** Description of the task **
Exclude the pictures and return every line exactly as written.

** Information provided **
***
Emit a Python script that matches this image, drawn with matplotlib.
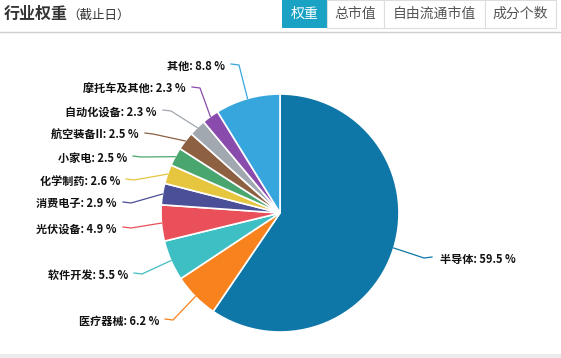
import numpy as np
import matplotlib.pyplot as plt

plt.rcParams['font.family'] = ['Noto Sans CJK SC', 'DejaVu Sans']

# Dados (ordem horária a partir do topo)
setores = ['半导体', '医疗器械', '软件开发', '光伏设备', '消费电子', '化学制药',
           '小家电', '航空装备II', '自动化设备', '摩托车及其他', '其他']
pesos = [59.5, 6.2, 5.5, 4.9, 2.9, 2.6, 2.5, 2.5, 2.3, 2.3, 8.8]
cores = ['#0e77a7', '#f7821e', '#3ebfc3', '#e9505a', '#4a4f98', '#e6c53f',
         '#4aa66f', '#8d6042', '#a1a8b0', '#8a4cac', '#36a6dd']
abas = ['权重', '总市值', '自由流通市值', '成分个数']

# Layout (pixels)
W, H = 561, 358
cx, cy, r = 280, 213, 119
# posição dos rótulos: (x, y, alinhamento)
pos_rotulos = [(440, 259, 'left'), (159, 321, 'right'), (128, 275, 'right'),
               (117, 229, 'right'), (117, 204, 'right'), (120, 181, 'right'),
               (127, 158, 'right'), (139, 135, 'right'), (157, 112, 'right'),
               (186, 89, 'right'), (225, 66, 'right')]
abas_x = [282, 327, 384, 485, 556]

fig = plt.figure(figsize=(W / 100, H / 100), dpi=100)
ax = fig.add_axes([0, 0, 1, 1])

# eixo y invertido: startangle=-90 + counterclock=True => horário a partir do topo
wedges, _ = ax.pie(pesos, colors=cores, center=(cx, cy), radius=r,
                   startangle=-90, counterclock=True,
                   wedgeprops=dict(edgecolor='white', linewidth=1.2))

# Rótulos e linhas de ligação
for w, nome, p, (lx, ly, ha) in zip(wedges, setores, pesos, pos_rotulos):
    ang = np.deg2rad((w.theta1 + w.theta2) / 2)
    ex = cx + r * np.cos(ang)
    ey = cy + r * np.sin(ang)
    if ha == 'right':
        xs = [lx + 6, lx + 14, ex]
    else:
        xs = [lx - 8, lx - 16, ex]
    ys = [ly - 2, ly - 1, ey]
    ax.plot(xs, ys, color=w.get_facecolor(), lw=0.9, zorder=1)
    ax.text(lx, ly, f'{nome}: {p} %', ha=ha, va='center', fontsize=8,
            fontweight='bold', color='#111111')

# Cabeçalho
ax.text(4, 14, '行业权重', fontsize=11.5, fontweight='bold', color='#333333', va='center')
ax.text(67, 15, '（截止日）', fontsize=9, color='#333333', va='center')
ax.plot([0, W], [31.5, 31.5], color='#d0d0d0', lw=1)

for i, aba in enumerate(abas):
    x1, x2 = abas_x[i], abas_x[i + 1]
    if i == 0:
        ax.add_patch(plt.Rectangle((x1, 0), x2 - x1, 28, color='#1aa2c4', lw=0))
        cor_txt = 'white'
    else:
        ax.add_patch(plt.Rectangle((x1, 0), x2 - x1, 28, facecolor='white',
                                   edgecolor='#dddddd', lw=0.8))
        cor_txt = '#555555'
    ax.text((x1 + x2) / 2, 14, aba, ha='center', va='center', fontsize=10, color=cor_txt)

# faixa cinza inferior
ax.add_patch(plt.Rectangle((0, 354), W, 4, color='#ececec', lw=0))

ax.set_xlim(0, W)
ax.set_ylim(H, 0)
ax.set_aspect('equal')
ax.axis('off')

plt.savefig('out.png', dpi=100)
***
** Exercise response **
Emit a Python script that matches this image, drawn with matplotlib.
import numpy as np
import matplotlib.pyplot as plt

plt.rcParams['font.family'] = ['Noto Sans CJK SC', 'DejaVu Sans']

# Dados (ordem horária a partir do topo)
setores = ['半导体', '医疗器械', '软件开发', '光伏设备', '消费电子', '化学制药',
           '小家电', '航空装备II', '自动化设备', '摩托车及其他', '其他']
pesos = [59.5, 6.2, 5.5, 4.9, 2.9, 2.6, 2.5, 2.5, 2.3, 2.3, 8.8]
cores = ['#0e77a7', '#f7821e', '#3ebfc3', '#e9505a', '#4a4f98', '#e6c53f',
         '#4aa66f', '#8d6042', '#a1a8b0', '#8a4cac', '#36a6dd']
abas = ['权重', '总市值', '自由流通市值', '成分个数']

# Layout (pixels)
W, H = 561, 358
cx, cy, r = 280, 213, 119
# posição dos rótulos: (x, y, alinhamento)
pos_rotulos = [(440, 259, 'left'), (159, 321, 'right'), (128, 275, 'right'),
               (117, 229, 'right'), (117, 204, 'right'), (120, 181, 'right'),
               (127, 158, 'right'), (139, 135, 'right'), (157, 112, 'right'),
               (186, 89, 'right'), (225, 66, 'right')]
abas_x = [282, 327, 384, 485, 556]

fig = plt.figure(figsize=(W / 100, H / 100), dpi=100)
ax = fig.add_axes([0, 0, 1, 1])

# eixo y invertido: startangle=-90 + counterclock=True => horário a partir do topo
wedges, _ = ax.pie(pesos, colors=cores, center=(cx, cy), radius=r,
                   startangle=-90, counterclock=True,
                   wedgeprops=dict(edgecolor='white', linewidth=1.2))

# Rótulos e linhas de ligação
for w, nome, p, (lx, ly, ha) in zip(wedges, setores, pesos, pos_rotulos):
    ang = np.deg2rad((w.theta1 + w.theta2) / 2)
    ex = cx + r * np.cos(ang)
    ey = cy + r * np.sin(ang)
    if ha == 'right':
        xs = [lx + 6, lx + 14, ex]
    else:
        xs = [lx - 8, lx - 16, ex]
    ys = [ly - 2, ly - 1, ey]
    ax.plot(xs, ys, color=w.get_facecolor(), lw=0.9, zorder=1)
    ax.text(lx, ly, f'{nome}: {p} %', ha=ha, va='center', fontsize=8,
            fontweight='bold', color='#111111')

# Cabeçalho
ax.text(4, 14, '行业权重', fontsize=11.5, fontweight='bold', color='#333333', va='center')
ax.text(67, 15, '（截止日）', fontsize=9, color='#333333', va='center')
ax.plot([0, W], [31.5, 31.5], color='#d0d0d0', lw=1)

for i, aba in enumerate(abas):
    x1, x2 = abas_x[i], abas_x[i + 1]
    if i == 0:
        ax.add_patch(plt.Rectangle((x1, 0), x2 - x1, 28, color='#1aa2c4', lw=0))
        cor_txt = 'white'
    else:
        ax.add_patch(plt.Rectangle((x1, 0), x2 - x1, 28, facecolor='white',
                                   edgecolor='#dddddd', lw=0.8))
        cor_txt = '#555555'
    ax.text((x1 + x2) / 2, 14, aba, ha='center', va='center', fontsize=10, color=cor_txt)

# faixa cinza inferior
ax.add_patch(plt.Rectangle((0, 354), W, 4, color='#ececec', lw=0))

ax.set_xlim(0, W)
ax.set_ylim(H, 0)
ax.set_aspect('equal')
ax.axis('off')

plt.savefig('out.png', dpi=100)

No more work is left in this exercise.